Оказалось, что Генрих недавно приехал в Берлин из Ставки, где получил Дубовые листья к своему кресту из рук Гитлера. Он как раз собирался отпраздновать это событие здесь, в «Кемпински» и подошел пригласить Рихарда к их столику, когда заметил его, одиноко сидящего в зале. Отказываться было бы невежливо, тем более, часть сидевших за столом Генриха летчиков он хорош знал. Например, Вальтера «Нови» и Гюнтера Ралля[101]
, с которыми служил на Восточном фронте в начале года. Как выяснилось, они тоже имели повод праздновать в этот вечер — оба получили вместе с Генрихом награды из рук фюрера.— Заодно отметим ваше повышение, господин майор фрайгерр фон Ренбек, — провозгласил Витгенштейн, разливая шампанское, которым начинали вечер. — Пусть известие о следующем вы встретите на летном поле!
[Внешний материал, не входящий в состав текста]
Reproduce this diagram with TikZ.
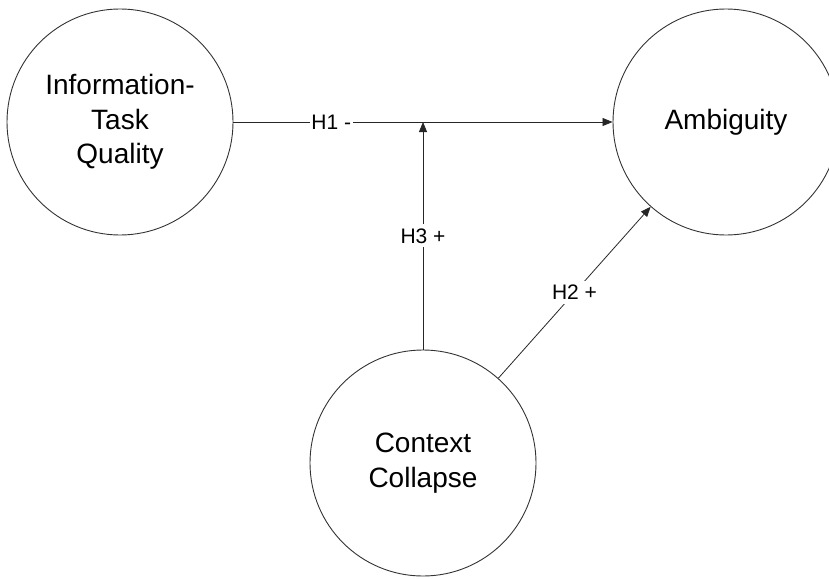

— Не берите в голову решение «белых халатов», — сказал после тоста Ралль Рихарду, постучав себя по золотому нагрудному знаку «За ранение». — Я слышал вашу историю, фон Ренбек, и она чертовски напоминает мою за некоторыми исключениями. Я не рассказывал вам, как познакомился с моей женой Гертой? Она была моим лечащим врачом в госпитале, куда уложили меня проклятые «красные» в ноябре 1941-го. Сбили где-то между Таганрогом и Ростовом. Я еле дотянул до наших. Садился аварийно, и как результат — перелом позвоночника в трех местах. Все до единого мне твердили, что я отлетался. Более того — я никогда не встану на ноги. Но посмотрите на меня! Я не только вернулся в полк, но и с успехом доказал, что меня рано списывать в инвалиды — получил Рыцарский крест всего черед два месяца после возвращения. Не сдавайтесь, фон Ренбек, золотой знак — еще не черная метка.
— Теперь я понимаю, что вас задержало в госпитале почти на год, Ралль. Признайтесь честно — вы просто не желали покидать так быстро своего лечащего врача, пока не уговорите ее выйти за вас замуж, — пошутил один из летчиков, и все дружно рассмеялись этой шутке.